*Records with drawing code:*

· · ·

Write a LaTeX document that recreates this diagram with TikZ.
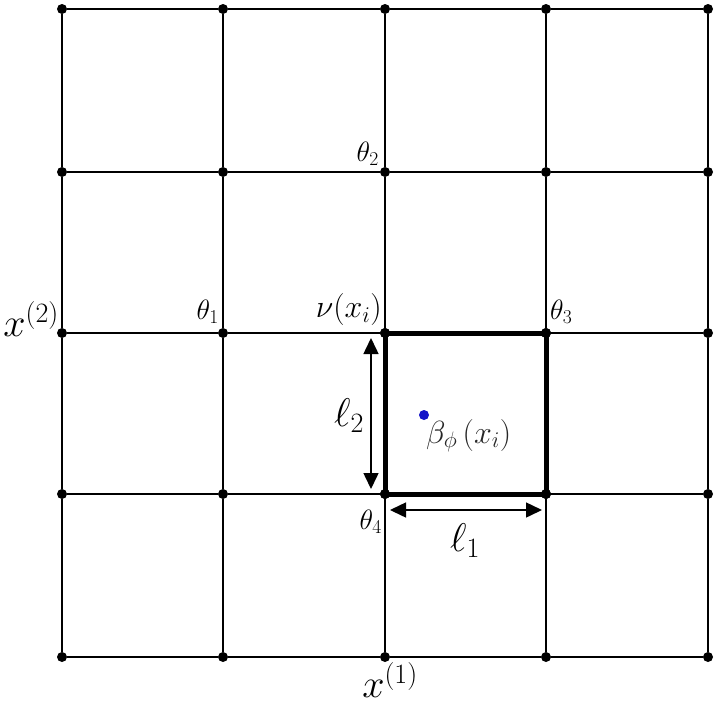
\RequirePackage{fix-cm}
\documentclass[tikz,border=0pt]{standalone}
\usepackage{amsmath}
\usetikzlibrary{arrows.meta}
\definecolor{dotblue}{RGB}{20,20,200}
\tikzset{
  gdot/.style={circle,fill=black,inner sep=0pt,minimum size=10pt},
  gline/.style={line width=2pt,black},
  bline/.style={line width=5pt,black,line cap=round},
  darrow/.style={line width=1.5pt,{Triangle[length=16pt,width=15pt]}-{Triangle[length=16pt,width=15pt]}},
  smalllab/.style={inner sep=0pt,font=\fontsize{28}{32}\selectfont},
  midlab/.style={inner sep=0pt,font=\fontsize{32}{36}\selectfont},
  biglab/.style={inner sep=0pt,font=\fontsize{40}{44}\selectfont},
  axlab/.style={inner sep=0pt,font=\fontsize{40}{44}\selectfont}
}
\begin{document}
\begin{tikzpicture}[x=1pt,y=-1pt]
\useasboundingbox (0,0) rectangle (718,705);
% grid points
\foreach \i/\x in {1/62,2/223,3/385,4/546,5/708}{
  \foreach \j/\y in {1/9,2/172,3/333,4/494,5/657}{
    \node[gdot] (p\i\j) at (\x,\y) {};
  }
}
% grid lines
\foreach \i in {1,...,5}{
  \draw[gline] (p\i1) -- (p\i2) -- (p\i3) -- (p\i4) -- (p\i5);
  \draw[gline] (p1\i) -- (p2\i) -- (p3\i) -- (p4\i) -- (p5\i);
}
% thick cell
\draw[bline] (p33.center) -- (p43.center) -- (p44.center) -- (p34.center) -- cycle;
\foreach \n in {p33,p43,p44,p34}{\node[gdot] at (\n) {};}
% arrows
\coordinate (a2t) at (371,338);
\coordinate (a2b) at (371,489);
\coordinate (a1l) at (390,510);
\coordinate (a1r) at (542,510);
\draw[darrow] (a2t) -- (a2b);
\draw[darrow] (a1l) -- (a1r);
% blue point
\node[circle,fill=dotblue,inner sep=0pt,minimum size=10pt] (beta) at (424,415) {};
% labels
\node[smalllab,anchor=south east] (t2) at (379,166) {$\theta_2$};
\node[smalllab,anchor=south east] (t1) at (219,324) {$\theta_1$};
\node[midlab,anchor=south east] (nu) at (382,326) {$\nu(x_i)$};
\node[smalllab,anchor=south west] (t3) at (550,324) {$\theta_3$};
\node[smalllab,anchor=north east] (t4) at (382,510) {$\theta_4$};
\node[midlab,anchor=north west,text=black!85] (bl) at (426,419) {$\beta_{\phi}\,(x_i)$};
\node[biglab] (l2) at (349,416) {$\ell_2$};
\node[biglab] (l1) at (465,541) {$\ell_1$};
\node[axlab,anchor=south east] (x2) at (59,337) {$x^{(2)}$};
\node[axlab,anchor=north] (x1) at (390,662) {$x^{(1)}$};
\end{tikzpicture}
\end{document}
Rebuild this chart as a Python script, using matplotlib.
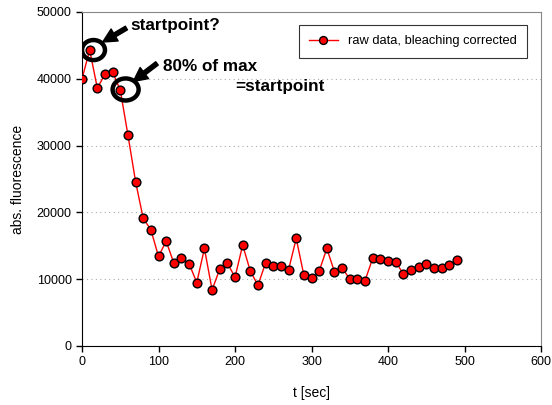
import matplotlib.pyplot as plt
from matplotlib.patches import Ellipse

plt.rcParams['font.family'] = ['Liberation Sans', 'DejaVu Sans']

# time points [sec] and bleaching-corrected fluorescence
t_sec = [0, 10, 20, 30, 40, 50, 60, 70, 80, 90,
         100, 110, 120, 130, 140, 150, 160, 170, 180, 190,
         200, 210, 220, 230, 240, 250, 260, 270, 280, 290,
         300, 310, 320, 330, 340, 350, 360, 370, 380, 390,
         400, 410, 420, 430, 440, 450, 460, 470, 480, 490]
fluorescence = [40000, 44300, 38600, 40700, 41000, 38300, 31600, 24600, 19100, 17400,
                13400, 15700, 12400, 13200, 12300, 9500, 14600, 8400, 11500, 12400,
                10300, 15100, 11200, 9100, 12450, 11900, 12000, 11400, 16100, 10600,
                10200, 11200, 14600, 11100, 11700, 10000, 10050, 9800, 13150, 13050,
                12700, 12600, 10800, 11400, 11850, 12200, 11700, 11650, 12100, 12800]

x_ticks = [0, 100, 200, 300, 400, 500, 600]
y_ticks = [0, 10000, 20000, 30000, 40000, 50000]

fig = plt.figure(figsize=(5.52, 4.05), dpi=100)
ax = fig.add_axes([0.1486, 0.1457, 0.8315, 0.8247])

ax.plot(t_sec, fluorescence, color='red', linewidth=1, marker='o',
        markersize=6.3, markerfacecolor='red', markeredgecolor='black',
        markeredgewidth=1, label='raw data, bleaching corrected', zorder=3)

ax.set_xlim(0, 600)
ax.set_ylim(0, 50000)
ax.set_xticks(x_ticks)
ax.set_yticks(y_ticks)
ax.tick_params(direction='out', length=4, width=1, labelsize=9, colors='black')
ax.yaxis.grid(True, linestyle=(0, (1, 3)), color='#aaaaaa', linewidth=0.8)
ax.set_axisbelow(True)

for side in ['top', 'right']:
    ax.spines[side].set_color('#888888')
for side in ['left', 'bottom']:
    ax.spines[side].set_color('black')

ax.set_xlabel('t [sec]', fontsize=10, labelpad=13)
ax.set_ylabel('abs. fluorescence', fontsize=10, labelpad=8)

leg = ax.legend(loc='upper right', bbox_to_anchor=(0.9695, 0.961), fontsize=9.3,
                frameon=True, fancybox=False, edgecolor='black',
                handlelength=2.2, borderpad=0.8, borderaxespad=0,
                markerscale=0.9)
leg.get_frame().set_linewidth(0.8)

# highlight candidate start points
for cx, cy, w, h in [(15, 44300, 30, 3000), (57, 38400, 34, 3300)]:
    ax.add_patch(Ellipse((cx, cy), w, h, fill=False,
                         edgecolor='black', linewidth=3.2, zorder=4))

arrow_style = 'simple,head_width=1.0,head_length=1.0,tail_width=0.3'
ax.annotate('', xy=(27, 45500), xytext=(58, 47600),
            arrowprops=dict(arrowstyle=arrow_style, color='black',
                            shrinkA=0, shrinkB=0))
ax.annotate('', xy=(67, 39600), xytext=(98, 42300),
            arrowprops=dict(arrowstyle=arrow_style, color='black',
                            shrinkA=0, shrinkB=0))

ax.text(63, 48050, 'startpoint?', fontsize=12.3, fontweight='bold',
        va='center', ha='left')
ax.text(106, 41900, '80% of max', fontsize=12.3, fontweight='bold',
        va='center', ha='left')
ax.text(200, 38800, '=startpoint', fontsize=12.3, fontweight='bold',
        va='center', ha='left')

fig.savefig('out.png', dpi=100)
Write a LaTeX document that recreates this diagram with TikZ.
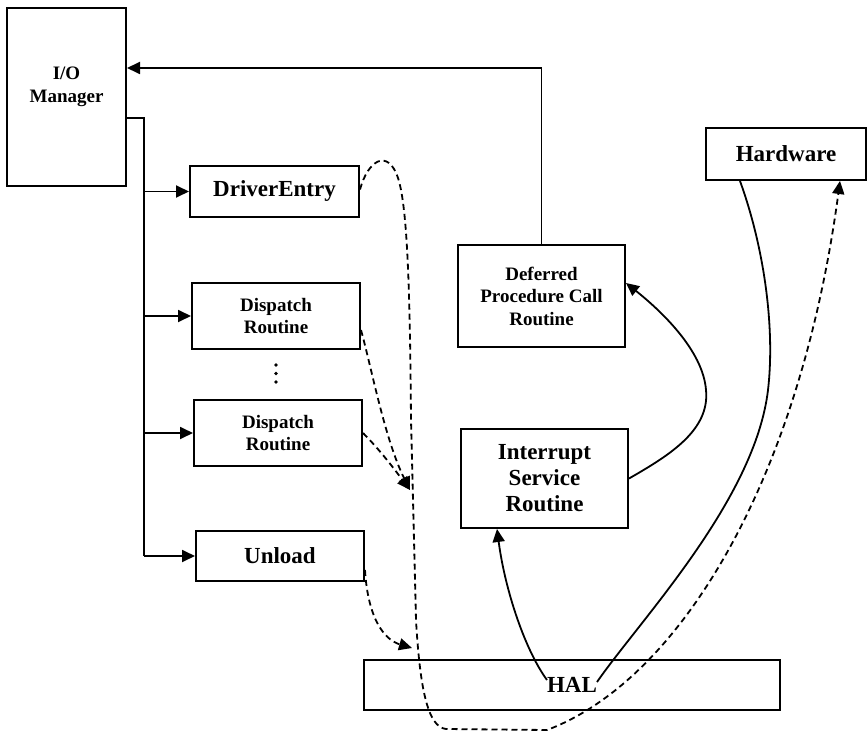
\documentclass[tikz,border=0pt]{standalone}
\usepackage{fontspec}
\setmainfont{Liberation Serif}
\usetikzlibrary{arrows.meta}
\begin{document}
\begin{tikzpicture}[x=1pt,y=-1pt,
  box/.style={draw, line width=2pt, rectangle, inner sep=0pt, align=center,
    font=\bfseries\fontsize{23}{26}\selectfont},
  smallbox/.style={box, font=\bfseries\fontsize{19}{22.5}\selectfont},
  link/.style={line width=1.8pt},
  arrowed/.style={-{Triangle[length=13pt,width=12pt]}},
  dashlink/.style={line width=1.8pt, dash pattern=on 6pt off 4pt},
]
\useasboundingbox (0,0) rectangle (868,733);

% components
\node[smallbox, minimum width=119pt, minimum height=178pt,
  label={[yshift=10pt, align=center, font=\bfseries\fontsize{19}{23}\selectfont]center:I/O\\Manager}]
  (io) at (66.5,97) {};
\node[box, minimum width=169pt, minimum height=51pt] (drv) at (274.5,191.5) {DriverEntry};
\node[smallbox, minimum width=168pt, minimum height=66pt] (dis1) at (276,316) {Dispatch\\Routine};
\node[smallbox, minimum width=168pt, minimum height=66pt] (dis2) at (278,433) {Dispatch\\Routine};
\node[box, minimum width=168pt, minimum height=50pt] (unl) at (280,556) {Unload};
\node[smallbox, minimum width=167pt, minimum height=102pt] (dpc) at (541.5,296) {Deferred\\Procedure Call\\Routine};
\node[box, minimum width=167pt, minimum height=99pt] (isr) at (544.5,478.5) {Interrupt\\Service\\Routine};
\node[box, minimum width=160pt, minimum height=52pt] (hw) at (786,154) {Hardware};
\node[box, minimum width=416pt, minimum height=50pt] (hal) at (572,685) {HAL};

% vertical ellipsis between the dispatch routines
\foreach \yy in {365,373.5,382} \fill (276,\yy) circle (1.9pt);

% I/O manager calling the driver routines
\coordinate (bus) at (144,118);
\draw[link] ([yshift=-21pt]io.east) -- (bus) -- (bus |- unl.west);
\draw[link, arrowed] (bus |- drv.west) -- (drv.west);
\draw[link, arrowed] (bus |- dis1.west) -- (dis1.west);
\draw[link, arrowed] (bus |- dis2.west) -- (dis2.west);
\draw[link, arrowed] (bus |- unl.west) -- (unl.west);

% DPC reporting back to the I/O manager
\draw[link, arrowed] (dpc.north) |- ([yshift=29pt]io.east);

% driver routines going down through the HAL
\coordinate (merge) at (410,490);
\coordinate (halin) at (412,648);
\coordinate (hwin) at ([xshift=54pt]hw.south);
\draw[dashlink, arrowed] ([yshift=2pt]drv.east)
  .. controls (368,160) and (388,148) .. (398,178)
  .. controls (408,208) and (410,300) .. (411,420)
  -- (416,620)
  .. controls (420,690) and (428,727) .. (446,729)
  -- (547,730)
  .. controls (680,680) and (800,480) .. (hwin);
\draw[dashlink, arrowed] ([yshift=-14pt]dis1.east) .. controls (372,370) and (385,440) .. (merge);
\draw[dashlink, arrowed] (dis2.east) .. controls (380,450) and (395,470) .. (merge);
\draw[dashlink, arrowed] ([yshift=-14pt]unl.east) .. controls (368,620) and (385,640) .. (halin);

% interrupt path: hardware -> HAL -> ISR -> DPC
\coordinate (halout) at (597,682);
\coordinate (halisr) at (547,680);
\draw[link] ([xshift=-46pt]hw.south)
  .. controls (765,250) and (775,330) .. (768,390)
  .. controls (755,500) and (640,620) .. (halout);
\draw[link, arrowed] (halisr) .. controls (525,650) and (505,590) .. ([xshift=-47.5pt]isr.south);
\draw[link, arrowed] (isr.east)
  .. controls (670,455) and (710,430) .. (706,390)
  .. controls (703,350) and (660,310) .. ([yshift=13pt]dpc.east);
\end{tikzpicture}
\end{document}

· · ·

Your first line is the one with "Rebuild this chart", and your last is the one with "plt.rcParams['font.family'] = ['Liberation". Copy those and every line between them exactly, without any pictures.

Rebuild this chart as a Python script, using matplotlib.
import matplotlib.pyplot as plt
from matplotlib.patches import Ellipse

plt.rcParams['font.family'] = ['Liberation Sans', 'DejaVu Sans']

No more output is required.